Author: Andrew Cartwright
Setting up a Performance Bond Facility in Ontario: What is an Aggregate Limit?
When a contractor works with their surety bond broker to first establish a performance bonding facility, part of their terms and conditions will be their facility limits. As part of these facility limits, they are presented with a single job limit and an aggregate job limit.
The single job limit is a basic concept in that it represents the largest single project that a surety bond company is comfortable supporting. This is usually based on the project experience of the team and largest completed previous project in the current corporate entity.
The aggregate limit however is a more novel concept. For most performance bonding facilities the aggregate limit represents the costs remaining on all outstanding work (bonded & unbonded) that a contractor has one the go at any given time. Below is an illustration of this concept.
Contractor A has a surety bond facility with a $5,000,000 aggregate limit and they are trying to figure out how much capacity they have remaining on that facility. They have three ongoing contracts. The first contract is $1,000,000 and is 75% complete. The second is $3,500,000 and is 50% complete and the final is a $500,000 contract that is 25% complete.
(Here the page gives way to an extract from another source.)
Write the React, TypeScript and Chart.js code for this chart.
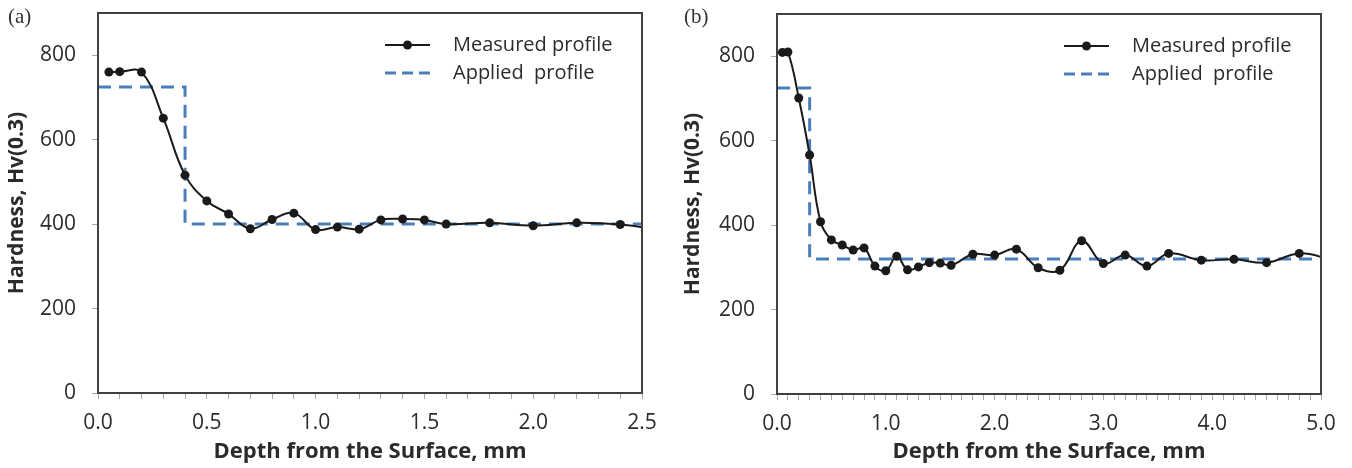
import React, { useEffect, useRef } from "react";
import { Chart, registerables } from "chart.js";
Chart.register(...registerables);

// ---- Data: panel (a) ----
const depthA = [0.05, 0.1, 0.2, 0.3, 0.4, 0.5, 0.6, 0.7, 0.8, 0.9, 1.0, 1.1, 1.2, 1.3, 1.4, 1.5, 1.6, 1.8, 2.0, 2.2, 2.4, 2.6];
const hardA = [760, 761, 760, 651, 516, 455, 424, 389, 411, 426, 387, 393, 388, 410, 412, 410, 400, 403, 396, 403, 399, 385];
const appliedDepthA = [0, 0.4, 0.4, 2.5];
const appliedHardA = [725, 725, 400, 400];

// ---- Data: panel (b) ----
const depthB = [0.05, 0.1, 0.2, 0.3, 0.4, 0.5, 0.6, 0.7, 0.8, 0.9, 1.0, 1.1, 1.2, 1.3, 1.4, 1.5, 1.6, 1.8, 2.0, 2.2, 2.4, 2.6, 2.8, 3.0, 3.2, 3.4, 3.6, 3.9, 4.2, 4.5, 4.8, 5.1];
const hardB = [809, 810, 701, 566, 408, 365, 353, 341, 346, 303, 292, 326, 294, 301, 311, 310, 305, 331, 329, 343, 299, 293, 363, 309, 329, 303, 333, 317, 319, 311, 333, 318];
const appliedDepthB = [0, 0.3, 0.3, 5.0];
const appliedHardB = [725, 725, 320, 320];

const yTicks = [0, 200, 400, 600, 800];
const xLabelStepA = 0.5;
const xLabelStepB = 1.0;

const seriesNames = ["Measured profile", "Applied  profile"];
const xTitle = "Depth from the Surface, mm";
const yTitle = "Hardness, Hv(0.3)";

const FONT = "'Open Sans', 'Noto Sans', sans-serif";
const TEXT = "#2b2b2b";
const W = 676;
const H = 468;

const framePlugin = {
  id: "frameLegend",
  afterDatasetsDraw(chart: any) {
    const { ctx, chartArea: a } = chart;
    ctx.save();
    ctx.strokeStyle = "#404040";
    ctx.lineWidth = 2;
    ctx.strokeRect(a.left, a.top, a.right - a.left, a.bottom - a.top);

    const x0 = a.left + 287;
    const x1 = a.left + 332;
    const tx = a.left + 355;
    const ys = [a.top + 32, a.top + 60];
    const ds = chart.data.datasets;
    ctx.font = `20px ${FONT}`;
    ctx.textBaseline = "middle";
    ctx.textAlign = "left";

    // measured
    ctx.strokeStyle = ds[0].borderColor;
    ctx.lineWidth = 2;
    ctx.setLineDash([]);
    ctx.beginPath();
    ctx.moveTo(x0, ys[0]);
    ctx.lineTo(x1, ys[0]);
    ctx.stroke();
    ctx.fillStyle = ds[0].pointBackgroundColor;
    ctx.beginPath();
    ctx.arc((x0 + x1) / 2, ys[0], 4.5, 0, Math.PI * 2);
    ctx.fill();
    ctx.fillStyle = TEXT;
    ctx.fillText(ds[0].label, tx, ys[0]);

    // applied
    ctx.strokeStyle = ds[1].borderColor;
    ctx.lineWidth = 3;
    ctx.setLineDash([11, 6]);
    ctx.beginPath();
    ctx.moveTo(x0, ys[1]);
    ctx.lineTo(x1 + 2, ys[1]);
    ctx.stroke();
    ctx.setLineDash([]);
    ctx.fillStyle = TEXT;
    ctx.fillText(ds[1].label, tx, ys[1]);
    ctx.restore();
  },
};

function makeConfig(
  dx: number[], dy: number[], ax: number[], ay: number[],
  xMax: number, labelStep: number,
  plot: { left: number; right: number; top: number; bottom: number }
): any {
  return {
    type: "line",
    data: {
      datasets: [
        {
          label: seriesNames[0],
          data: dx.map((x, i) => ({ x, y: dy[i] })),
          borderColor: "#1a1a1a",
          backgroundColor: "#1a1a1a",
          pointBackgroundColor: "#1a1a1a",
          pointBorderColor: "#1a1a1a",
          borderWidth: 2,
          pointRadius: 4.5,
          pointBorderWidth: 0,
          tension: 0.4,
          fill: false,
        },
        {
          label: seriesNames[1],
          data: ax.map((x, i) => ({ x, y: ay[i] })),
          borderColor: "#4a7ebb",
          borderWidth: 3,
          borderDash: [13, 8],
          pointRadius: 0,
          tension: 0,
          fill: false,
        },
      ],
    },
    options: {
      animation: false,
      responsive: false,
      maintainAspectRatio: false,
      layout: { padding: { left: 0, top: plot.top, right: W - plot.right, bottom: 0 } },
      plugins: { legend: { display: false }, tooltip: { enabled: false } },
      scales: {
        x: {
          type: "linear",
          min: 0,
          max: xMax,
          afterFit: (s: any) => {
            s.height = H - plot.bottom;
            s.paddingLeft = 0;
            s.paddingRight = 0;
          },
          ticks: {
            stepSize: 0.1,
            autoSkip: false,
            maxRotation: 0,
            minRotation: 0,
            padding: 11,
            color: TEXT,
            font: { family: FONT, size: 21 },
            callback: (v: number) => {
              const r = v / labelStep;
              return Math.abs(r - Math.round(r)) < 1e-6 ? v.toFixed(1) : "";
            },
          },
          grid: { drawOnChartArea: false, drawTicks: true, tickLength: 6, color: "#a8a8a8", lineWidth: 1 },
          border: { display: false },
          title: {
            display: true,
            text: xTitle,
            color: TEXT,
            font: { family: FONT, size: 22, weight: "bold" },
            padding: { top: 0, bottom: 3 },
          },
        },
        y: {
          type: "linear",
          min: 0,
          max: 900,
          afterFit: (s: any) => {
            s.width = plot.left;
            s.paddingTop = 0;
            s.paddingBottom = 0;
          },
          afterBuildTicks: (s: any) => { s.ticks = yTicks.map((v) => ({ value: v })); },
          ticks: {
            padding: 16,
            color: TEXT,
            font: { family: FONT, size: 21 },
            callback: (v: number) => String(v),
          },
          grid: { drawOnChartArea: false, drawTicks: true, tickLength: 6, color: "#a8a8a8", lineWidth: 1 },
          border: { display: false },
          title: {
            display: true,
            text: yTitle,
            color: TEXT,
            font: { family: FONT, size: 21, weight: "bold" },
            padding: { top: 4, bottom: 0 },
          },
        },
      },
    },
    plugins: [framePlugin],
  };
}

function Panel(props: { cfg: any; label: string; left: number }) {
  const ref = useRef<HTMLCanvasElement | null>(null);
  useEffect(() => {
    if (!ref.current) return;
    const chart = new Chart(ref.current, props.cfg);
    return () => chart.destroy();
  }, []);
  return (
    <div style={{ position: "absolute", left: props.left, top: 0, width: W, height: H }}>
      <canvas ref={ref} width={W} height={H} style={{ width: W, height: H, display: "block" }} />
      <div
        style={{
          position: "absolute",
          left: 8,
          top: 4,
          fontFamily: "'Liberation Serif', 'DejaVu Serif', serif",
          fontSize: 21,
          color: "#333",
        }}
      >
        {props.label}
      </div>
    </div>
  );
}

export default function App() {
  const cfgA = makeConfig(depthA, hardA, appliedDepthA, appliedHardA, 2.5, xLabelStepA, { left: 98, right: 642, top: 13, bottom: 393 });
  const cfgB = makeConfig(depthB, hardB, appliedDepthB, appliedHardB, 5.0, xLabelStepB, { left: 101, right: 645, top: 14, bottom: 394 });
  return (
    <div style={{ position: "absolute", left: 0, top: 0, width: 1352, height: H, background: "#fff", overflow: "hidden" }}>
      <Panel cfg={cfgA} label="(a)" left={0} />
      <Panel cfg={cfgB} label="(b)" left={676} />
    </div>
  );
}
The aggregate use here is as follows:
Contract 1: $1,000,000 multiped by the work remaining 25% = $250,000
Contract 2: $3,500,000 multiplied by the work remaining 50% = $1,750,000
Contract 3: $500,000 multiplied by the work remain 75% = $375,000
The current usage on their facility is $2,375,000 which leaves Contractor A with $2,625,000 remaining on their facility.
Understanding the aggregate limit, how this is established by the surety bond company and how to communicate where projects stand from a completion standpoint are critical to ensuring a contractor receives the bond support it deserves.
After explaining this concept to our clients, one of the most common questions we receive from them is
Why does my aggregate bond limit include both bonded and unbonded work?
The reason is that a surety bond company wants to see “over the fence” and monitor both the bonded and unbonded projects. In reality, if there is an issue on an unbonded project, contractors are tempted to take resources (personnel, equipment and capital) from bonded projects and move them to the unbonded project with issues. This process can have negative impact on the bonded work which is why the surety bond company monitors both.
Finally, one less common way a performance bond aggregate can be calculated is called a “Bonded Only” facility. This facility is typically applicable where a contractor does significant volume but only a very small proportion. Take for example, the general contractor that does $100,000,000 in private unbonded work and only $10,000,000 of that is bonded. Given how small this proportion is the surety can focus on the bonded portion and ease their required financial ratios vs. a $100,000,000 general contractor where $100,000,000 is bonded.